Dalla bassa campagna padana ai campanili di tutto il mondo, per far risuonare le proprie note a chilometri di distanza. Dal Giappone, all’Australia. Dall’Egitto al Perù. Dalla basilica della Natività a Betlemme, a un monastero buddista in Corea, passando dal Nord America e da tutti i Paesi europei. È questa la storia delle campane prodotte dalla Fonderia Allanconi, piccola realtà di Bolzone, frazione del comune di Ripalta Cremasca – una manciata di chilometri Sud di Crema – tra le poche al mondo che ancora fondono campane.
“In realtà siamo probabilmente gli unici a farle ancora con un sistema completamente artigianale, che prevede l’impiego di soli materiali naturali e l’utilizzo della tecnica a cera persa, per intenderci la stessa utilizzata per la realizzazione dei Bronzi di Riace”, sottolinea Emanuele Allanconi, titolare della fonderia avviata negli anni Settanta da nonno Angelo e giunta ormai alla terza generazione. Dal nonno, Emanuele ha ereditato la passione per un mestiere che consente di “dar vita con materiali semplici che si possono reperire ovunque a qualcosa che rappresenta al contempo uno strumento musicale, un oggetto d’arte sacra e un mezzo di comunicazione: in poche parole una magia”.

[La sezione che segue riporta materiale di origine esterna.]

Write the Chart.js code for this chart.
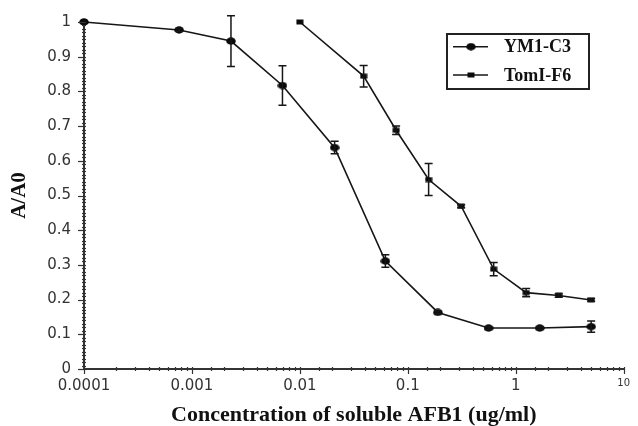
<!DOCTYPE html>
<html>
<head>
<meta charset="utf-8">
<script src="https://cdn.jsdelivr.net/npm/chart.js@4.4.0/dist/chart.umd.min.js"></script>
<style>
    html, body { margin: 0; padding: 0; background: #fff; }
    #wrap { width: 638px; height: 426px; position: relative; }
</style>
</head>
<body>
<div id="wrap"><canvas id="chart"></canvas></div>
<script>
// YM1-C3 : 3-fold dilution series
var ymConc = [0.0001, 0.00076, 0.0023, 0.0069, 0.021, 0.062, 0.19, 0.56, 1.67, 5];
var ymVals = [1.0, 0.977, 0.945, 0.817, 0.638, 0.311, 0.163, 0.118, 0.118, 0.122];
var ymErr  = [0, 0.004, 0.073, 0.057, 0.018, 0.018, 0.004, 0.004, 0.004, 0.016];

// TomI-F6 : 2-fold dilution series
var tomConc = [0.01, 0.039, 0.078, 0.156, 0.3125, 0.625, 1.25, 2.5, 5];
var tomVals = [1.0, 0.844, 0.688, 0.546, 0.469, 0.288, 0.220, 0.212, 0.199];
var tomErr  = [0, 0.031, 0.012, 0.046, 0.004, 0.019, 0.012, 0.005, 0.004];

var seriesNames = ['YM1-C3', 'TomI-F6'];
var yTicks = [0, 0.1, 0.2, 0.3, 0.4, 0.5, 0.6, 0.7, 0.8, 0.9, 1];
var xTickLabels = ['0.0001', '0.001', '0.01', '0.1', '1', '10'];

var ink = '#161616';

function makeMarker(kind) {
    var c = document.createElement('canvas');
    var g = c.getContext('2d');
    if (kind == 'ellipse') {
        c.width = 10; c.height = 8;
        g.fillStyle = '#0a0a0a';
        g.beginPath();
        g.ellipse(5, 4, 4.8, 3.7, 0, 0, Math.PI * 2);
        g.fill();
    } else {
        c.width = 8; c.height = 6;
        g.fillStyle = '#0a0a0a';
        g.fillRect(0.5, 0.5, 7, 5);
    }
    return c;
}
var dotImg = makeMarker('ellipse');
var boxImg = makeMarker('rect');

function toPoints(xs, ys) {
    var out = [];
    for (var i = 0; i < xs.length; i++) out.push({x: xs[i], y: ys[i]});
    return out;
}

function isDecade(v) {
    var l = Math.log10(v);
    return Math.abs(l - Math.round(l)) < 1e-9;
}

// axis tick marks that cross the axis line, error bars, legend box
var extras = {
    id: 'extras',
    afterDatasetsDraw: function (chart) {
        var ctx = chart.ctx;
        var xs = chart.scales.x, ys = chart.scales.y;
        var ax = xs.left, ay = ys.bottom;
        ctx.save();
        ctx.strokeStyle = '#333';
        ctx.lineWidth = 1.2;
        // y minor / major
        for (var k = 0; k <= 100; k++) {
            var py = Math.round(ys.getPixelForValue(k / 100)) + 0.5;
            ctx.beginPath();
            if (k % 10 == 0) { ctx.moveTo(ax - 6, py); ctx.lineTo(ax + 2, py); }
            else { ctx.moveTo(ax - 2, py); ctx.lineTo(ax + 2, py); }
            ctx.stroke();
        }
        // x ticks from the log scale
        xs.ticks.forEach(function (t) {
            var px = Math.round(xs.getPixelForValue(t.value)) + 0.5;
            ctx.beginPath();
            if (isDecade(t.value)) { ctx.moveTo(px, ay - 2); ctx.lineTo(px, ay + 5); }
            else { ctx.moveTo(px, ay - 2); ctx.lineTo(px, ay + 2); }
            ctx.stroke();
        });

        // error bars
        ctx.strokeStyle = ink;
        ctx.lineWidth = 1.5;
        var sets = [[ymConc, ymVals, ymErr], [tomConc, tomVals, tomErr]];
        sets.forEach(function (s) {
            for (var i = 0; i < s[0].length; i++) {
                if (!s[2][i]) continue;
                var px = xs.getPixelForValue(s[0][i]);
                var top = ys.getPixelForValue(s[1][i] + s[2][i]);
                var bot = ys.getPixelForValue(s[1][i] - s[2][i]);
                ctx.beginPath();
                ctx.moveTo(px, top); ctx.lineTo(px, bot);
                ctx.moveTo(px - 4, top); ctx.lineTo(px + 4, top);
                ctx.moveTo(px - 4, bot); ctx.lineTo(px + 4, bot);
                ctx.stroke();
            }
        });

        // legend box
        var lx = 447, ly = 34, lw = 142, lh = 55;
        ctx.lineWidth = 2;
        ctx.strokeStyle = '#222';
        ctx.strokeRect(lx, ly, lw, lh);
        ctx.font = 'bold 18px "Liberation Serif", "DejaVu Serif", serif';
        ctx.textBaseline = 'middle';
        ctx.fillStyle = '#111';
        var rows = [[46.7, dotImg], [75, boxImg]];
        rows.forEach(function (r, i) {
            ctx.beginPath();
            ctx.lineWidth = 1.6;
            ctx.strokeStyle = ink;
            ctx.moveTo(453, r[0]); ctx.lineTo(488, r[0]);
            ctx.stroke();
            ctx.drawImage(r[1], 471 - r[1].width / 2, r[0] - r[1].height / 2);
            ctx.fillText(seriesNames[i], 504, r[0] + 1);
        });
        ctx.restore();
    }
};

new Chart(document.getElementById('chart'), {
    type: 'line',
    data: {
        datasets: [
            {
                label: seriesNames[0],
                data: toPoints(ymConc, ymVals),
                borderColor: ink,
                borderWidth: 1.6,
                pointStyle: dotImg,
                clip: false
            },
            {
                label: seriesNames[1],
                data: toPoints(tomConc, tomVals),
                borderColor: ink,
                borderWidth: 1.6,
                pointStyle: boxImg,
                clip: false
            }
        ]
    },
    options: {
        responsive: true,
        maintainAspectRatio: false,
        animation: false,
        devicePixelRatio: 1,
        layout: { padding: { top: 22, right: 6, left: 0, bottom: 0 } },
        plugins: {
            legend: { display: false },
            tooltip: { enabled: false }
        },
        scales: {
            x: {
                type: 'logarithmic',
                min: 0.0001,
                max: 10,
                afterFit: function (s) { s.height = 57; },
                grid: { display: false, drawTicks: false },
                border: { display: true, color: '#333', width: 2 },
                ticks: {
                    autoSkip: false,
                    maxRotation: 0,
                    padding: 8,
                    color: '#333',
                    font: function (c) {
                        if (c.tick && c.tick.value == 10) return { family: '"DejaVu Sans", sans-serif', size: 10 };
                        return { family: '"DejaVu Sans", sans-serif', size: 15 };
                    },
                    callback: function (v) {
                        if (!isDecade(v)) return '';
                        return xTickLabels[Math.round(Math.log10(v)) + 4];
                    }
                },
                title: {
                    display: true,
                    text: 'Concentration of soluble AFB1 (ug/ml)',
                    color: '#111',
                    font: { family: '"Liberation Serif", "DejaVu Serif", serif', size: 22, weight: 'bold', lineHeight: 1.0 },
                    padding: { top: 0, bottom: 0 }
                }
            },
            y: {
                min: 0,
                max: 1,
                afterFit: function (s) { s.width = 84; },
                afterBuildTicks: function (s) {
                    s.ticks = yTicks.map(function (v) { return { value: v }; });
                },
                grid: { display: false, drawTicks: false },
                border: { display: true, color: '#333', width: 2 },
                ticks: {
                    padding: 13,
                    color: '#333',
                    font: { family: '"DejaVu Sans", sans-serif', size: 15 },
                    callback: function (v) { return String(+v.toFixed(1)); }
                },
                title: {
                    display: true,
                    text: 'A/A0',
                    color: '#111',
                    font: { family: '"Liberation Serif", "DejaVu Serif", serif', size: 21, weight: 'bold', lineHeight: 1.0 },
                    padding: { top: 9, bottom: 0 }
                }
            }
        }
    },
    plugins: [extras]
});
</script>
</body>
</html>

Parole che bastano per capire perché dopo il liceo, pur essendosi iscritto all’università e con la possibilità di seguire le orme del padre farmacista, abbia scelto di entrare in fucina anziché stare dietro al bancone. E perché se da un lato si dice “pieno di orgoglio per il fatto di aver mantenuto questa lavorazione artigianale che ci garantisce la migliore qualità, cosa essenziale oggi che la campana è passata dall’essere un pezzo di bronzo che fa din don all’essere uno strumento musicale”, dall’altro esprime dispiacere per il rischio “che si perda una tradizione artigiana di questo tipo”.

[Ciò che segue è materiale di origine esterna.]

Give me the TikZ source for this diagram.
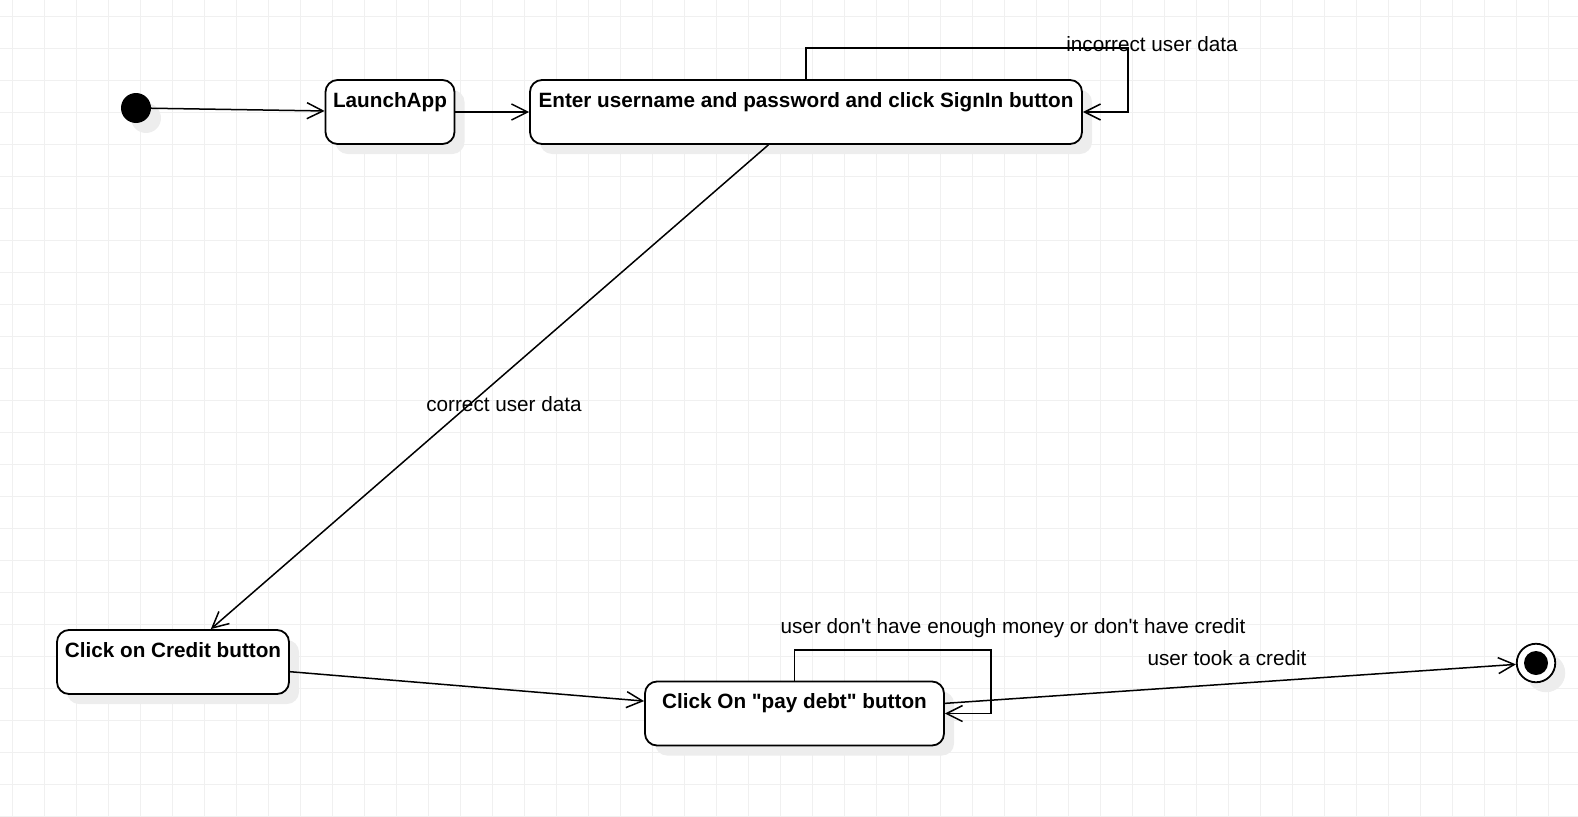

La squadra di otto persone che lavorano in fonderia è formata da professionalità diverse. Ognuna specializzata nel suo ambito. “Abbiamo il direttorie d’orchestra laureato al Conservatorio che si occupa della parte musicale”, sottolinea il titolare. “Ma abbiamo anche gli scultori per la produzione e altre figure che, tutte insieme, consentono di creare una campana in grado di sviluppare oltre 50 frequenze (note) e inserirsi al meglio nel contesto in cui andrà a stare”.
Una tradizione che, a differenza di quanto accade con le imprese del settore che hanno un approccio industriale, consente alla Fonderia Allanconi di non utilizzare sostanze chimiche nelle fasi di lavorazione, per la quale vengono impiegati materiali locali quali l’argilla, la canapa, la cera d’api e il crine di cavallo. Quanto alla tecnologia, “è entrata nei nostri processi solamente in due fasi”, prosegue Allanconi, “quella di progettazione, che viene fatta al computer per creare i disegni per il taglio laser della sagoma in legno, e quella di controllo della qualità”.

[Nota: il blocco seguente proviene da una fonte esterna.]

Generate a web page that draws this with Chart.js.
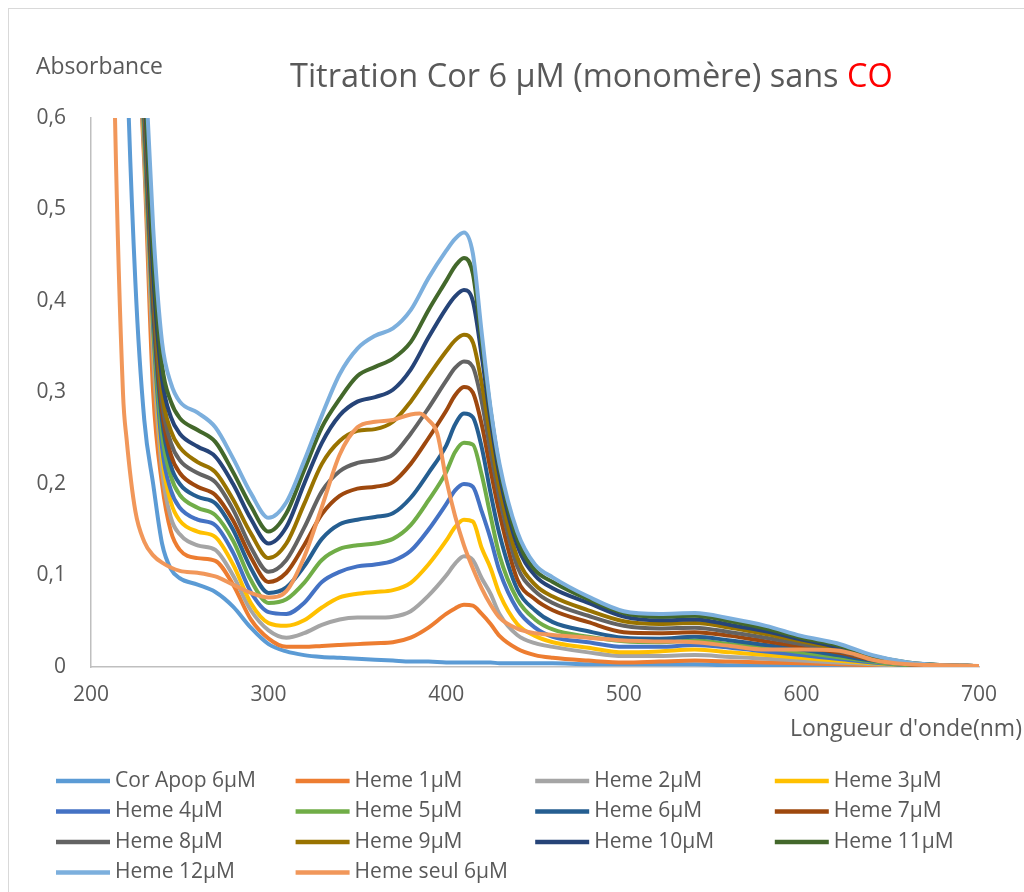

Per il resto, si procede come in quei tempi antichi ai quali risale la tradizione della fusione di campane nel cremasco. Dopo avere creato un modello con tre stampi di argilla sovrapposti e aver creato l’anima e il mantello che conterranno la colata di bronzo fuso, lega nobile composta da rame e stagno, si procede a interrare in una fossa nel terreno il modello, che poi viene completamente ricoperto di terra in modo che non abbia cedimenti una volta riempito di bronzo.
Dopo il raffreddamento, che richiede diversi giorni, la campana viene estratta dalla fossa. Una volta pulita, cesellata e lucidata, si procede al collaudo del suono e ad applicare un battaglio adeguato alle sue dimensioni e forma.
Questo procedimento è alla base di tutta la produzione, che è di circa 300 campane all’anno. “Il 90% delle campane che vengono vendute in Italia le produciamo noi, anche se la nostra quota di esportazioni sta sempre più crescendo, e ormai è arrivata al 30-40%”, sottolinea il titolare. I tempi di produzione sono inevitabilmente lunghi, e possono arrivare fino a 6/7 mesi per le campane più grandi.
Ma tra i prodotti realizzati dalla fonderia ci sono anche campanelli di pochi centimetri, come quello realizzato per papa Francesco. “Abbiamo partecipato a un concorso e abbiamo vinto con un progetto molto semplice, nel quale abbiamo previsto di scolpire sul campanello la basilica di San Pietro, la cattedrale di Buenos Aires e tutte le atre chiese le cui campane hanno scandito la vita del pontefice”, racconta Allanconi.
Quanto al futuro,”vogliamo puntare il più possibile sulla cultura, perché basta una generazione che non insegna a quella successiva per perdere in un attimo secoli di storia”.